[Rows from a dataset of charts and code]
..............................

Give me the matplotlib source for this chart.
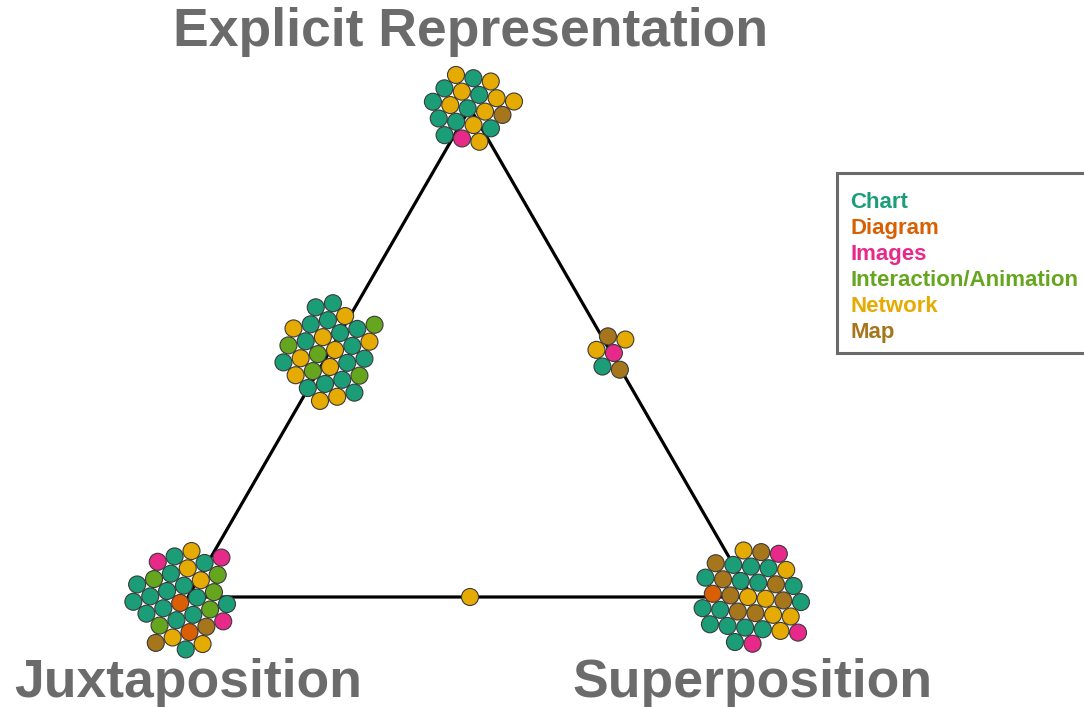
import numpy as np
import matplotlib
matplotlib.use("Agg")
import matplotlib.pyplot as plt
from matplotlib.patches import Circle, Rectangle

# ---------------- data ----------------
categories = ["Chart", "Diagram", "Images", "Interaction/Animation", "Network", "Map"]
codes = ["C", "D", "I", "A", "N", "M"]
colors = ["#1b9e77", "#d95f02", "#e7298a", "#66a61e", "#e6ab02", "#a6761d"]

corner_labels = ["Explicit Representation", "Juxtaposition", "Superposition"]

# papers per position, row by row (category codes)
explicit_rows = ["NCN", "CNCNN", "CNCNM", "CCNC", "CIN"]
explicit_juxta_rows = ["CC", "NCCN", "ACNCCA", "CNANCN", "NANCC", "CCCA", "NNC"]
explicit_super_rows = ["MN", "NI", "CM"]
juxta_super_rows = ["N"]
juxta_rows = ["ICN", "CACNCI", "CCCCNA", "CCDCA", "ACCAC", "MNDMI", "CN"]
super_rows = ["NMI", "MCCCN", "CMCCMC", "DMNNMC", "CCMMNN", "CCCCNI", "CI"]

# ---------------- layout ----------------
W, H = 1084, 707
fig = plt.figure(figsize=(W / 100, H / 100), dpi=100)
ax = fig.add_axes([0, 0, 1, 1])
ax.set_xlim(0, W)
ax.set_ylim(H, 0)
ax.axis("off")

V_top = np.array([470.0, 108.0])
V_left = np.array([188.0, 597.0])
V_right = np.array([752.0, 597.0])

tri = np.array([V_top, V_left, V_right, V_top])
ax.plot(tri[:, 0], tri[:, 1], color="black", lw=2.3, zorder=1, solid_capstyle="round")

cmap = dict(zip(codes, colors))
D = 17.7
R = 8.5


def draw_cluster(rows, center, theta, shift):
    h = D * np.sqrt(3) / 2
    pts = []
    par0 = (-(len(rows[0]) - 1) / 2) % 1
    for r, row in enumerate(rows):
        L = len(row)
        qs = np.arange(L) - (L - 1) / 2
        want = (par0 + 0.5 * r) % 1
        have = (-(L - 1) / 2) % 1
        if 0.25 < abs(want - have) < 0.75:
            qs = qs + 0.5 * shift
        for q, c in zip(qs, row):
            pts.append((q * D, r * h, c))
    arr = np.array([[p[0], p[1]] for p in pts])
    arr -= arr.mean(axis=0)
    t = np.deg2rad(theta)
    x = center[0] + arr[:, 0] * np.cos(t) - arr[:, 1] * np.sin(t)
    y = center[1] + arr[:, 0] * np.sin(t) + arr[:, 1] * np.cos(t)
    for xi, yi, p in zip(x, y, pts):
        ax.add_patch(Circle((xi, yi), R, facecolor=cmap[p[2]], edgecolor="#3a3a3a",
                            lw=0.8, zorder=3))


draw_cluster(explicit_rows, V_top, 10.7, +1)
draw_cluster(explicit_juxta_rows, (V_top + V_left) / 2, -13.5, -1)
draw_cluster(explicit_super_rows, (V_top + V_right) / 2, 10.3, -1)
draw_cluster(juxta_super_rows, (V_left + V_right) / 2, 0, -1)
draw_cluster(juxta_rows, V_left - np.array([5.0, -2.0]), -17.7, -1)
draw_cluster(super_rows, V_right, 5.4, -1)

# corner labels
lab_kw = dict(fontsize=38.5, fontweight="bold", color="#6b6b6b",
              family=["Liberation Sans", "DejaVu Sans"], ha="center", va="baseline")
ax.text(471, 46, corner_labels[0], **lab_kw)
ax.text(188, 697, corner_labels[1], **lab_kw)
ax.text(753, 697, corner_labels[2], **lab_kw)

# legend
ax.add_patch(Rectangle((837, 173), 270, 180, facecolor="white", edgecolor="#6a6a6a",
                       lw=2.2, zorder=4, clip_on=False))
for i, (cat, col) in enumerate(zip(categories, colors)):
    ax.text(850, 208 + 26 * i, cat, color=col, fontsize=16, fontweight="bold",
            family=["Liberation Sans", "DejaVu Sans"], ha="left", va="baseline", zorder=5)

fig.savefig("out.png", dpi=100)
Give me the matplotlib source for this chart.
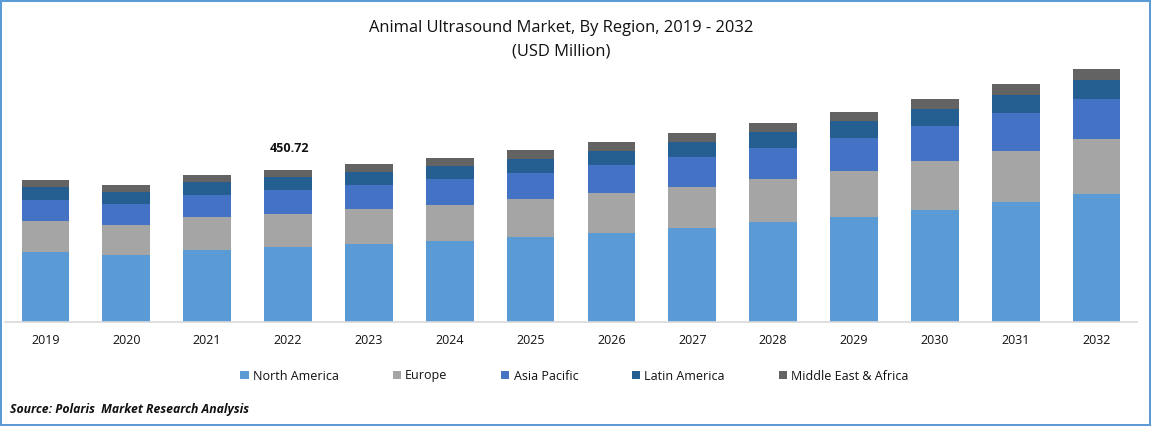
#!/usr/bin/env python3
"""Animal ultrasound market by region, stacked bars."""

import matplotlib

matplotlib.use("Agg")
import matplotlib.pyplot as plt
import numpy as np
from matplotlib.patches import Rectangle

WIDTH, HEIGHT = 1151, 426

years = [2019, 2020, 2021, 2022, 2023, 2024, 2025, 2026, 2027, 2028, 2029, 2030, 2031, 2032]
regions = ["North America", "Europe", "Asia Pacific", "Latin America", "Middle East & Africa"]
colors = ["#5B9BD5", "#A5A5A5", "#4472C4", "#255E91", "#636363"]

north_america = [207.6, 198.7, 213.5, 222.4, 231.3, 240.2, 252.0, 263.9, 278.7, 296.5, 311.3, 332.1, 355.8, 379.5]
europe = [91.9, 89.0, 97.8, 97.8, 103.8, 106.7, 112.7, 118.6, 121.6, 127.5, 136.4, 145.3, 151.2, 163.1]
asia_pacific = [62.3, 62.3, 65.2, 71.2, 71.2, 77.1, 77.1, 83.0, 89.0, 91.9, 97.8, 103.8, 112.7, 118.6]
latin_america = [38.5, 35.6, 38.5, 38.5, 39.4, 38.5, 41.5, 41.5, 44.5, 47.4, 50.4, 50.4, 53.4, 56.3]
middle_east = [20.8, 20.8, 20.8, 20.8, 22.8, 23.7, 26.7, 26.7, 26.7, 26.7, 26.7, 29.7, 32.6, 32.6]
series = [north_america, europe, asia_pacific, latin_america, middle_east]

plt.rcParams["font.family"] = ["Open Sans", "DejaVu Sans"]

fig = plt.figure(figsize=(WIDTH / 100, HEIGHT / 100), dpi=100)
# axes box in pixels: left 5, right 1137, baseline 322, top 50
ax = fig.add_axes([5.0 / WIDTH, 1 - 322 / HEIGHT, 1132 / WIDTH, 272 / HEIGHT])

x = np.arange(len(years))
bottom = np.zeros(len(years))
for values, region, color in zip(series, regions, colors):
    ax.bar(x, values, width=0.59, bottom=bottom, color=color, label=region)
    bottom += np.array(values)

ax.set_xlim(-0.5, len(years) - 0.5)
ax.set_ylim(0, 272 * 450.72 / 152)
ax.set_xticks(x, [str(y) for y in years])
ax.set_yticks([])
ax.tick_params(axis="x", length=0, pad=9, labelsize=9, labelcolor="#111111")
for side in ("top", "left", "right"):
    ax.spines[side].set_visible(False)
ax.spines["bottom"].set_color("#D9D9D9")
ax.spines["bottom"].set_linewidth(1.2)

ax.annotate("450.72", (3, bottom[3]), xytext=(1, 11), textcoords="offset points",
            ha="center", va="bottom", fontsize=9, fontweight="bold", color="#111111")

fig.text(561 / WIDTH, 1 - 28.5 / HEIGHT, "Animal Ultrasound Market, By Region, 2019 - 2032",
         ha="center", va="center", fontsize=11.85, color="#111111")
fig.text(561 / WIDTH, 1 - 51 / HEIGHT, "(USD Million)",
         ha="center", va="center", fontsize=11.85, color="#111111")
fig.text(10 / WIDTH, 1 - 410 / HEIGHT, "Source: Polaris  Market Research Analysis",
         ha="left", va="center", fontsize=8.8, fontweight="bold", style="italic", color="#111111")

fig.legend(loc="center", bbox_to_anchor=(574.5 / WIDTH, 1 - 376 / HEIGHT), ncol=5, frameon=False,
           fontsize=9, handlelength=0.65, handleheight=0.65, handletextpad=0.35,
           columnspacing=4.3, labelcolor="#111111")

# blue frame around the whole picture
fig.add_artist(Rectangle((0, 0), 1, 1, transform=fig.transFigure, fill=False,
                         edgecolor="#5B9BD5", linewidth=2.9))

fig.savefig("out.png", dpi=100)
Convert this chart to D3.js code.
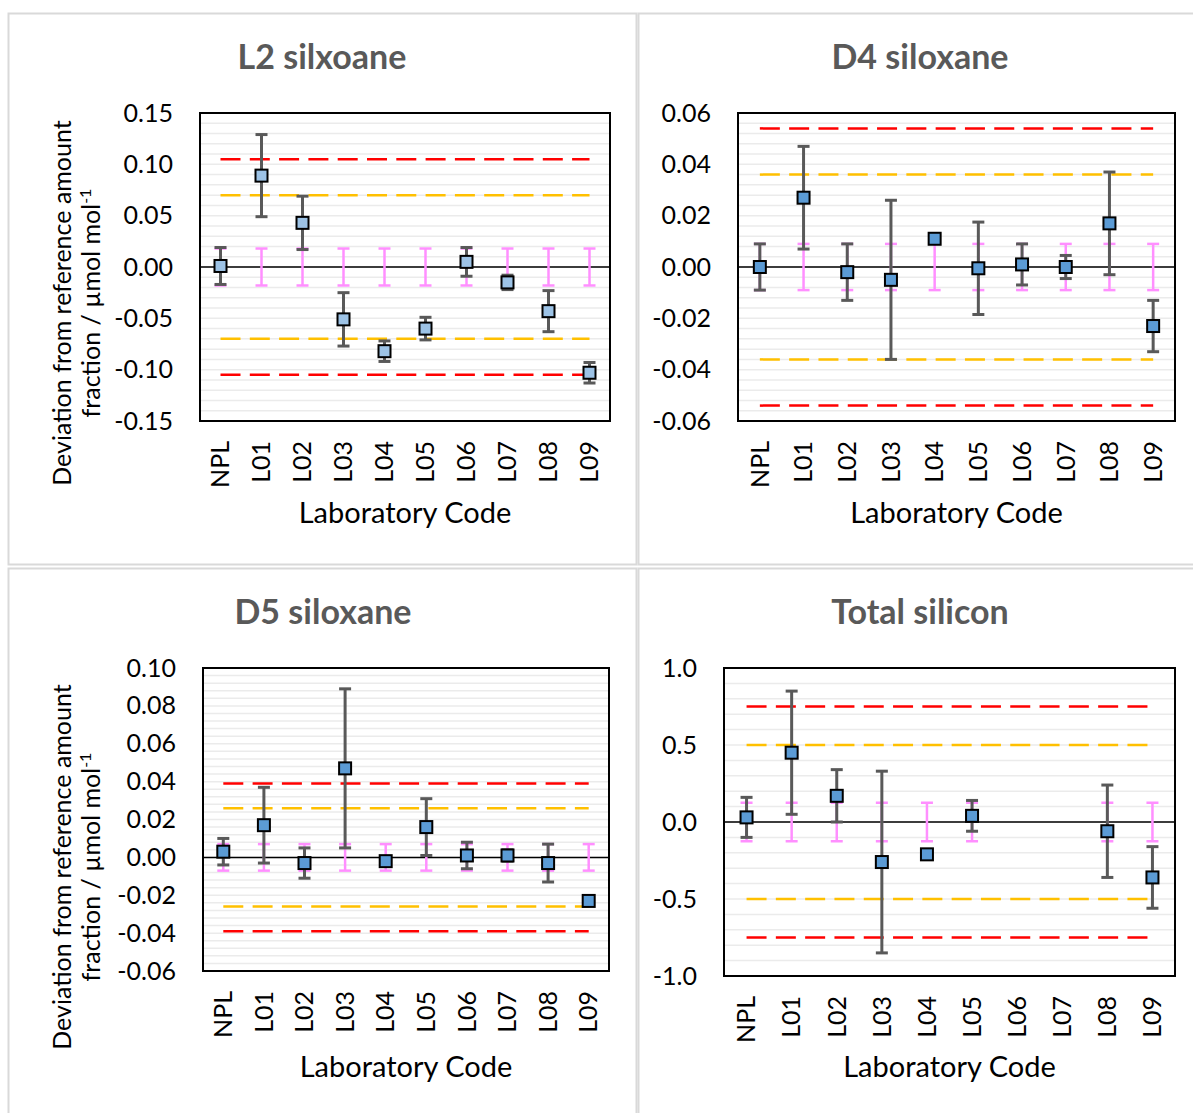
<!DOCTYPE html>
<html>
<head>
<meta charset="utf-8">
<script src="https://cdn.jsdelivr.net/npm/d3@7"></script>
<style>
  body { margin: 0; background: #fff; }
  svg { display: block; font-family: Lato, "Open Sans", sans-serif; }
</style>
</head>
<body>
<svg id="chart" width="1193" height="1113"></svg>
<script>
// lab codes (x categories)
var labs = ["NPL", "L01", "L02", "L03", "L04", "L05", "L06", "L07", "L08", "L09"];

// L2 siloxane: deviation and expanded uncertainty per lab
var l2Values = [0.001, 0.089, 0.043, -0.051, -0.082, -0.060, 0.005, -0.015, -0.043, -0.103];
var l2Errors = [0.018, 0.040, 0.026, 0.026, 0.010, 0.011, 0.014, 0.007, 0.020, 0.010];
var l2Limits = [0.105, 0.070];   // action (red), warning (orange)
var l2RefUnc = 0.018;             // reference uncertainty (pink)

// D4 siloxane
var d4Values = [0.000, 0.027, -0.002, -0.005, 0.011, -0.0005, 0.001, 0.000, 0.017, -0.023];
var d4Errors = [0.009, 0.020, 0.011, 0.031, null, 0.018, 0.008, 0.0045, 0.020, 0.010];
var d4Limits = [0.054, 0.036];
var d4RefUnc = 0.009;

// D5 siloxane
var d5Values = [0.003, 0.017, -0.003, 0.047, -0.002, 0.016, 0.001, 0.001, -0.003, -0.023];
var d5Errors = [0.007, 0.020, 0.008, 0.042, null, 0.015, 0.007, 0.003, 0.010, 0.002];
var d5Limits = [0.039, 0.026];
var d5RefUnc = 0.007;

// Total silicon (L06, L07 reported nothing)
var siValues = [0.03, 0.45, 0.17, -0.26, -0.21, 0.04, null, null, -0.06, -0.36];
var siErrors = [0.13, 0.40, 0.17, 0.59, null, 0.10, null, null, 0.30, 0.20];
var siLimits = [0.75, 0.50];
var siRefUnc = 0.125;

var panels = [
  { title: "L2 silxoane", values: l2Values, errors: l2Errors, limits: l2Limits, refUnc: l2RefUnc,
    domain: [-0.15, 0.15], step: 0.05, minor: 0.01, digits: 2, fill: "#9dc3e6",
    frame: [8, 13, 636, 564], plot: [200, 113, 610, 421], titleX: 322, titleY: 69,
    xTitleY: 523, yTitle: true, yTitleCy: 303 },
  { title: "D4 siloxane", values: d4Values, errors: d4Errors, limits: d4Limits, refUnc: d4RefUnc,
    domain: [-0.06, 0.06], step: 0.02, minor: 0.004, digits: 2, fill: "#5b9bd5",
    frame: [638, 13, 1210, 564], plot: [738, 113, 1175, 421], titleX: 920, titleY: 69,
    xTitleY: 523, yTitle: false },
  { title: "D5 siloxane", values: d5Values, errors: d5Errors, limits: d5Limits, refUnc: d5RefUnc,
    domain: [-0.06, 0.10], step: 0.02, minor: 0.004, digits: 2, fill: "#5b9bd5",
    frame: [8, 568, 636, 1125], plot: [203, 668, 609, 971], titleX: 323, titleY: 624,
    xTitleY: 1077, yTitle: true, yTitleCy: 867 },
  { title: "Total silicon", values: siValues, errors: siErrors, limits: siLimits, refUnc: siRefUnc,
    domain: [-1, 1], step: 0.5, minor: 0.1, digits: 1, fill: "#5b9bd5",
    frame: [638, 568, 1210, 1125], plot: [724, 668, 1175, 976], titleX: 920, titleY: 624,
    xTitleY: 1077, yTitle: false }
];

var svg = d3.select("#chart");

function fmt(d, digits) {
  if (Math.abs(d) < 1e-9) d = 0;
  return d.toFixed(digits);
}

function drawPanel(p) {
  var g = svg.append("g");
  var x0 = p.plot[0], y0 = p.plot[1], x1 = p.plot[2], y1 = p.plot[3];

  g.append("rect")
    .attr("x", p.frame[0] + 0.5).attr("y", p.frame[1] + 0.5)
    .attr("width", p.frame[2] - p.frame[0]).attr("height", p.frame[3] - p.frame[1])
    .attr("fill", "#fff").attr("stroke", "#d9d9d9").attr("stroke-width", 2);

  var x = d3.scaleBand().domain(labs).range([x0, x1]);
  var y = d3.scaleLinear().domain(p.domain).range([y1, y0]);
  var cx = function(d) { return x(d) + x.bandwidth() / 2; };

  // minor + major gridlines
  var n = Math.round((p.domain[1] - p.domain[0]) / p.minor);
  var grid = d3.range(1, n).map(function(i) { return p.domain[0] + i * p.minor; });
  g.append("g").selectAll("line").data(grid).enter().append("line")
    .attr("x1", x0).attr("x2", x1)
    .attr("y1", function(d) { return y(d); }).attr("y2", function(d) { return y(d); })
    .attr("stroke", "#ebebeb").attr("stroke-width", 1.5);

  // zero line
  g.append("line").attr("x1", x0).attr("x2", x1).attr("y1", y(0)).attr("y2", y(0))
    .attr("stroke", "#000").attr("stroke-width", 1.5);

  // action / warning limits
  var limColors = ["#ff0000", "#ffc000"];
  p.limits.forEach(function(lim, i) {
    [1, -1].forEach(function(s) {
      g.append("line")
        .attr("x1", cx(labs[0])).attr("x2", cx(labs[labs.length - 1]))
        .attr("y1", y(s * lim)).attr("y2", y(s * lim))
        .attr("stroke", limColors[i]).attr("stroke-width", 2.5)
        .attr("stroke-dasharray", "20,9.3");
    });
  });

  var rows = labs.map(function(l, i) { return { lab: l, v: p.values[i], e: p.errors[i] }; })
    .filter(function(d) { return d.v != null; });

  function errBar(sel, lo, hi, color, w) {
    sel.append("line").attr("x1", function(d) { return cx(d.lab); }).attr("x2", function(d) { return cx(d.lab); })
      .attr("y1", function(d) { return y(lo(d)); }).attr("y2", function(d) { return y(hi(d)); })
      .attr("stroke", color).attr("stroke-width", w);
    [lo, hi].forEach(function(f) {
      sel.append("line").attr("x1", function(d) { return cx(d.lab) - 6; }).attr("x2", function(d) { return cx(d.lab) + 6; })
        .attr("y1", function(d) { return y(f(d)); }).attr("y2", function(d) { return y(f(d)); })
        .attr("stroke", color).attr("stroke-width", w);
    });
  }

  // reference uncertainty (pink)
  var pink = g.append("g").selectAll("g").data(rows).enter().append("g");
  errBar(pink, function() { return -p.refUnc; }, function() { return p.refUnc; }, "#ff8fff", 2.5);

  // lab uncertainty (grey)
  var grey = g.append("g").selectAll("g").data(rows.filter(function(d) { return d.e != null; })).enter().append("g");
  errBar(grey, function(d) { return d.v - d.e; }, function(d) { return d.v + d.e; }, "#595959", 3);

  // plot border
  g.append("rect").attr("x", x0).attr("y", y0).attr("width", x1 - x0).attr("height", y1 - y0)
    .attr("fill", "none").attr("stroke", "#000").attr("stroke-width", 2);

  // markers
  g.append("g").selectAll("rect").data(rows).enter().append("rect")
    .attr("x", function(d) { return cx(d.lab) - 6; }).attr("y", function(d) { return y(d.v) - 6; })
    .attr("width", 12).attr("height", 12)
    .attr("fill", p.fill).attr("stroke", "#000").attr("stroke-width", 2);

  // y axis labels
  var nt = Math.round((p.domain[1] - p.domain[0]) / p.step);
  var ticks = d3.range(0, nt + 1).map(function(i) { return p.domain[0] + i * p.step; });
  var ya = g.append("g").attr("transform", "translate(" + x0 + ",0)")
    .call(d3.axisLeft(y).tickValues(ticks).tickSize(0).tickPadding(27)
      .tickFormat(function(d) { return fmt(d, p.digits); }));
  ya.select(".domain").remove();
  ya.selectAll("text").attr("fill", "#000").style("font-size", "25px").style("font-family", "Lato, sans-serif");

  // x axis labels, rotated
  var xa = g.append("g").attr("transform", "translate(0," + y1 + ")")
    .call(d3.axisBottom(x).tickSize(0));
  xa.select(".domain").remove();
  xa.selectAll("text")
    .attr("y", 0).attr("x", -20).attr("dy", "0.35em")
    .attr("transform", "rotate(-90)")
    .style("text-anchor", "end").attr("fill", "#000")
    .style("font-size", "25px").style("font-family", "Lato, sans-serif");

  g.append("text").attr("x", (x0 + x1) / 2).attr("y", p.xTitleY)
    .attr("text-anchor", "middle").style("font-size", "29px").text("Laboratory Code");

  g.append("text").attr("x", p.titleX).attr("y", p.titleY)
    .attr("text-anchor", "middle").attr("fill", "#595959")
    .style("font-size", "34px").style("font-weight", "bold").text(p.title);

  if (p.yTitle) {
    g.append("text").attr("transform", "translate(71," + p.yTitleCy + ") rotate(-90)")
      .attr("text-anchor", "middle").style("font-size", "25px")
      .text("Deviation from reference amount");
    var t2 = g.append("text").attr("transform", "translate(100," + p.yTitleCy + ") rotate(-90)")
      .attr("text-anchor", "middle").style("font-size", "25px");
    t2.append("tspan").text("fraction / µmol mol");
    t2.append("tspan").attr("baseline-shift", "super").style("font-size", "16px").text("-1");
  }
}

panels.forEach(drawPanel);
</script>
</body>
</html>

..............................

Brief ▸ Go to the line that contains "Convert this chart to D3.js code." and copy from there down to the line that contains "var d4RefUnc = 0.009;", with both lines included. Pass over the pictures.

Written response ▸
Convert this chart to D3.js code.
<!DOCTYPE html>
<html>
<head>
<meta charset="utf-8">
<script src="https://cdn.jsdelivr.net/npm/d3@7"></script>
<style>
  body { margin: 0; background: #fff; }
  svg { display: block; font-family: Lato, "Open Sans", sans-serif; }
</style>
</head>
<body>
<svg id="chart" width="1193" height="1113"></svg>
<script>
// lab codes (x categories)
var labs = ["NPL", "L01", "L02", "L03", "L04", "L05", "L06", "L07", "L08", "L09"];

// L2 siloxane: deviation and expanded uncertainty per lab
var l2Values = [0.001, 0.089, 0.043, -0.051, -0.082, -0.060, 0.005, -0.015, -0.043, -0.103];
var l2Errors = [0.018, 0.040, 0.026, 0.026, 0.010, 0.011, 0.014, 0.007, 0.020, 0.010];
var l2Limits = [0.105, 0.070];   // action (red), warning (orange)
var l2RefUnc = 0.018;             // reference uncertainty (pink)

// D4 siloxane
var d4Values = [0.000, 0.027, -0.002, -0.005, 0.011, -0.0005, 0.001, 0.000, 0.017, -0.023];
var d4Errors = [0.009, 0.020, 0.011, 0.031, null, 0.018, 0.008, 0.0045, 0.020, 0.010];
var d4Limits = [0.054, 0.036];
var d4RefUnc = 0.009;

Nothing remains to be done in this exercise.